Robert Laughlin Pierson (1926–1997) was an Episcopal clergyman and Freedom Rider and a named appellant in Pierson v. Ray, 386 U.S. 547 (1967).

==Life==
He was born in Chicago on March 9, 1926.

He graduated from Lawrence University, the University of Wisconsin, and Nashotah House with a master of divinity (MDiv).

He served at St. Barnabas' Episcopal Church.
In 1961, he was arrested at Jackson, Mississippi, with the Freedom Riders.
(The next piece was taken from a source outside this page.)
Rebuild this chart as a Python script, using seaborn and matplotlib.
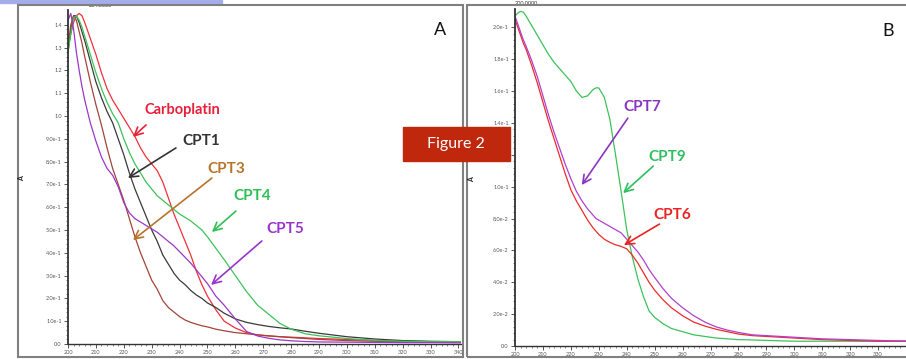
import matplotlib
matplotlib.use("Agg")
import matplotlib.pyplot as plt
from matplotlib.patches import Rectangle
import numpy as np
import pandas as pd
import seaborn as sns

# ---- panel A data (wavelength nm, absorbance) ----
wl_a = [200, 201, 202, 203, 204, 205, 206, 208, 210, 212, 214, 216, 218, 220, 222, 224,
        226, 228, 230, 232, 234, 236, 238, 240, 242, 244, 246, 248, 250, 253, 256, 260,
        264, 268, 272, 276, 280, 285, 290, 300, 310, 320, 330, 341]
carboplatin = [1.30, 1.36, 1.41, 1.44, 1.45, 1.44, 1.41, 1.34, 1.27, 1.19, 1.12, 1.07, 1.03, 0.99,
               0.95, 0.91, 0.86, 0.82, 0.79, 0.76, 0.71, 0.64, 0.57, 0.51, 0.45, 0.39, 0.32, 0.26,
               0.21, 0.15, 0.10, 0.07, 0.05, 0.04, 0.035, 0.032, 0.03, 0.027, 0.024, 0.02, 0.016,
               0.012, 0.01, 0.01]
cpt1 = [1.28, 1.38, 1.44, 1.44, 1.41, 1.37, 1.33, 1.24, 1.15, 1.08, 1.02, 0.97, 0.90, 0.83,
        0.75, 0.68, 0.62, 0.56, 0.50, 0.45, 0.39, 0.35, 0.31, 0.28, 0.26, 0.235, 0.215, 0.20,
        0.18, 0.16, 0.135, 0.11, 0.095, 0.085, 0.077, 0.071, 0.066, 0.056, 0.047, 0.032, 0.022,
        0.015, 0.012, 0.01]
cpt3 = [1.30, 1.40, 1.44, 1.42, 1.37, 1.32, 1.26, 1.15, 1.05, 0.96, 0.86, 0.77, 0.70, 0.63,
        0.55, 0.47, 0.40, 0.34, 0.28, 0.24, 0.19, 0.16, 0.14, 0.12, 0.105, 0.095, 0.087, 0.08,
        0.075, 0.065, 0.058, 0.05, 0.045, 0.04, 0.036, 0.032, 0.028, 0.024, 0.02, 0.015, 0.012,
        0.01, 0.01, 0.01]
cpt4 = [1.28, 1.36, 1.43, 1.44, 1.42, 1.39, 1.35, 1.27, 1.19, 1.12, 1.06, 1.01, 0.97, 0.90,
        0.84, 0.79, 0.75, 0.71, 0.68, 0.65, 0.63, 0.61, 0.59, 0.57, 0.555, 0.54, 0.52, 0.50,
        0.47, 0.42, 0.37, 0.30, 0.23, 0.17, 0.13, 0.09, 0.065, 0.045, 0.036, 0.024, 0.016,
        0.012, 0.01, 0.01]
cpt5 = [1.42, 1.45, 1.38, 1.28, 1.20, 1.13, 1.07, 0.97, 0.89, 0.82, 0.77, 0.74, 0.69, 0.62,
        0.575, 0.55, 0.535, 0.52, 0.505, 0.49, 0.47, 0.45, 0.43, 0.405, 0.38, 0.355, 0.325,
        0.295, 0.265, 0.21, 0.17, 0.11, 0.055, 0.035, 0.025, 0.018, 0.014, 0.011, 0.009,
        0.008, 0.007, 0.006, 0.006, 0.005]

# ---- panel B data ----
wl_b = [200, 201, 202, 203, 204, 206, 208, 210, 212, 214, 216, 218, 220, 222, 224, 226, 228,
        229, 230, 232, 234, 236, 238, 240, 242, 244, 246, 248, 250, 253, 256, 260, 264, 268,
        272, 276, 280, 285, 290, 300, 310, 320, 330, 342]
cpt9 = [0.207, 0.209, 0.210, 0.2095, 0.207, 0.201, 0.195, 0.189, 0.183, 0.178, 0.174, 0.170,
        0.166, 0.160, 0.156, 0.157, 0.161, 0.162, 0.162, 0.156, 0.142, 0.12, 0.097, 0.073,
        0.056, 0.042, 0.031, 0.022, 0.018, 0.014, 0.011, 0.009, 0.007, 0.006, 0.005, 0.0045,
        0.004, 0.0038, 0.0035, 0.003, 0.003, 0.003, 0.003, 0.003]
cpt6 = [0.205, 0.200, 0.195, 0.190, 0.186, 0.176, 0.165, 0.153, 0.141, 0.130, 0.119, 0.108,
        0.098, 0.091, 0.085, 0.079, 0.074, 0.072, 0.070, 0.067, 0.065, 0.0635, 0.0625, 0.061,
        0.057, 0.052, 0.046, 0.040, 0.035, 0.029, 0.024, 0.019, 0.015, 0.0125, 0.0105, 0.009,
        0.0075, 0.0065, 0.006, 0.005, 0.004, 0.0035, 0.003, 0.003]
cpt7 = [0.207, 0.202, 0.197, 0.192, 0.188, 0.179, 0.169, 0.157, 0.145, 0.134, 0.124, 0.114,
        0.105, 0.097, 0.091, 0.086, 0.082, 0.080, 0.079, 0.077, 0.075, 0.073, 0.071, 0.067,
        0.063, 0.059, 0.054, 0.048, 0.043, 0.036, 0.030, 0.024, 0.019, 0.015, 0.012, 0.010,
        0.0085, 0.007, 0.0065, 0.0055, 0.0045, 0.004, 0.0035, 0.003]

yticks_a = [0.0, 0.1, 0.2, 0.3, 0.4, 0.5, 0.6, 0.7, 0.8, 0.9, 1.0, 1.1, 1.2, 1.3, 1.4]
ylabels_a = ["0.0", "1.0e-1", "2.0e-1", "3.0e-1", "4.0e-1", "5.0e-1", "6.0e-1", "7.0e-1",
             "8.0e-1", "9.0e-1", "1.0", "1.1", "1.2", "1.3", "1.4"]
yticks_b = [0.0, 0.02, 0.04, 0.06, 0.08, 0.10, 0.12, 0.14, 0.16, 0.18, 0.20]
ylabels_b = ["0.0", "2.0e-2", "4.0e-2", "6.0e-2", "8.0e-2", "1.0e-1", "1.2e-1", "1.4e-1",
             "1.6e-1", "1.8e-1", "2.0e-1"]
xticks_a = list(range(200, 341, 10))
xticks_b = list(range(200, 331, 10))

df_a = pd.concat([pd.DataFrame({"wl": wl_a, "abs": v, "sample": n}) for n, v in
                  [("Carboplatin", carboplatin), ("CPT1", cpt1), ("CPT3", cpt3),
                   ("CPT4", cpt4), ("CPT5", cpt5)]])
df_b = pd.concat([pd.DataFrame({"wl": wl_b, "abs": v, "sample": n}) for n, v in
                  [("CPT9", cpt9), ("CPT6", cpt6), ("CPT7", cpt7)]])

pal_a = {"Carboplatin": "#f0303a", "CPT1": "#3a3a3a", "CPT3": "#a3443a",
         "CPT4": "#3cc25a", "CPT5": "#9a38c8"}
pal_b = {"CPT9": "#3cc25a", "CPT6": "#ee2a2a", "CPT7": "#b040cc"}

sns.set_theme(style="white")
plt.rcParams["font.family"] = ["Lato", "DejaVu Sans"]

W, H = 906, 359
fig = plt.figure(figsize=(W / 100, H / 100), dpi=100)

# panel frames and the small strip at the top
fig.patches.append(Rectangle((0, 1 - 3 / H), 222 / W, 3 / H, transform=fig.transFigure,
                             color="#a3ade8", zorder=0))
fig.patches.append(Rectangle((18 / W, 2 / H), 445 / W, 352 / H, transform=fig.transFigure,
                             fill=False, ec="#808080", lw=1.5, zorder=0))
fig.patches.append(Rectangle((467 / W, 2 / H), 445 / W, 352 / H, transform=fig.transFigure,
                             fill=False, ec="#808080", lw=1.5, zorder=0))

ax1 = fig.add_axes([68 / W, 15 / H, 393 / W, 334 / H])
ax2 = fig.add_axes([515 / W, 13 / H, 391 / W, 337 / H])

sns.lineplot(data=df_a, x="wl", y="abs", hue="sample", palette=pal_a, estimator=None,
             legend=False, lw=0.9, ax=ax1)
sns.lineplot(data=df_b, x="wl", y="abs", hue="sample", palette=pal_b, estimator=None,
             legend=False, lw=0.9, ax=ax2)

ax1.set_xlim(200, 340.9)
ax1.set_ylim(0, 1.465)
ax2.set_xlim(200, 337.4)
ax2.set_ylim(0, 0.2115)

for ax, xt, yt, yl, ymin in [(ax1, xticks_a, yticks_a, ylabels_a, 0.02),
                             (ax2, xticks_b, yticks_b, ylabels_b, 0.004)]:
    ax.patch.set_alpha(0)
    ax.set_xticks(xt)
    ax.set_xticklabels([str(t) for t in xt])
    ax.set_yticks(yt)
    ax.set_yticklabels(yl)
    ax.set_xticks(np.arange(200, 342, 2), minor=True)
    ax.set_yticks(np.arange(0, yt[-1] + ymin, ymin), minor=True)
    ax.tick_params(which="major", direction="out", length=3, width=0.7, colors="#555555",
                   labelsize=4, pad=1.5, bottom=True, left=True)
    ax.tick_params(which="minor", direction="out", length=1.5, width=0.5, colors="#555555",
                   bottom=True, left=True)
    for s in ["top", "right"]:
        ax.spines[s].set_visible(False)
    ax.spines["left"].set_color("#333333")
    ax.spines["bottom"].set_color("#333333")
    ax.spines["left"].set_linewidth(1.3)
    ax.spines["bottom"].set_linewidth(1.0)
    ax.set_xlabel("")
    ax.set_ylabel("")

# peak labels and panel letters
ax1.text(211.5, 1.474, "204.0000", fontsize=4, color="#333333", ha="center", va="bottom",
         clip_on=False)
ax2.text(204.2, 0.2135, "200.0000", fontsize=4, color="#333333", ha="center", va="bottom",
         clip_on=False)
ax1.text(333.3, 1.377, "A", fontsize=13, color="#111111", ha="center", va="center")
ax2.text(333.5, 0.198, "B", fontsize=13, color="#111111", ha="center", va="center")
fig.text(22 / W, 1 - 179 / H, "A", fontsize=5, fontweight="bold", rotation=90,
         ha="center", va="center", color="#222222")
fig.text(472 / W, 1 - 180 / H, "A", fontsize=5, fontweight="bold", rotation=90,
         ha="center", va="center", color="#222222")

# curve labels with arrows: (axis, text, text pos, arrow start, arrow tip, colour)
labels = [
    (ax1, "Carboplatin", (240.9, 1.026), (228.0, 0.961), (223.3, 0.908), "#e8203a"),
    (ax1, "CPT1", (247.7, 0.890), (238.7, 0.860), (221.5, 0.728), "#333333"),
    (ax1, "CPT3", (256.6, 0.768), (251.6, 0.728), (223.3, 0.456), "#b8732a"),
    (ax1, "CPT4", (265.9, 0.649), (260.2, 0.583), (251.6, 0.491), "#2fbf55"),
    (ax1, "CPT5", (277.8, 0.504), (269.5, 0.452), (251.3, 0.259), "#9a33cc"),
    (ax2, "CPT7", (245.7, 0.1498), (240.4, 0.143), (223.9, 0.101), "#8a35c0"),
    (ax2, "CPT9", (254.5, 0.1185), (249.5, 0.1129), (238.7, 0.0959), "#2fbf60"),
    (ax2, "CPT6", (256.2, 0.0821), (251.7, 0.0765), (239.0, 0.0633), "#ee2222"),
]
for ax, txt, tpos, start, tip, col in labels:
    ax.text(*tpos, txt, fontsize=10.5 if txt == "Carboplatin" else 11, fontweight="bold",
            color=col, ha="center", va="center")
    ax.annotate("", xy=tip, xytext=start,
                arrowprops=dict(arrowstyle="->,head_length=0.5,head_width=0.25",
                                color=col, lw=1.2, shrinkA=0, shrinkB=0))

# "Figure 2" tag
fig.patches.append(Rectangle((403 / W, 1 - 161 / H), 107 / W, 34 / H,
                             transform=fig.transFigure, color="#c0280e", zorder=5))
fig.text(456 / W, 1 - 144 / H, "Figure 2", fontsize=11.5, color="white",
         ha="center", va="center", zorder=6)

fig.savefig("out.png", dpi=100)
Pierson was among the litigants who pursued damages against the police based on the Civil Rights Act of 1871 and was the named appellant in the 1967 U.S. Supreme Court case, Pierson v. Ray which found that the police had Qualified Immunity, and rejected Pierson's claims.

He died from a heart attack at the age of 71 on April 13, 1997, in St. Petersburg, Florida.

==Family==
In 1955, he married Ann Clark Rockefeller, daughter of Nelson Rockefeller. They divorced in 1966.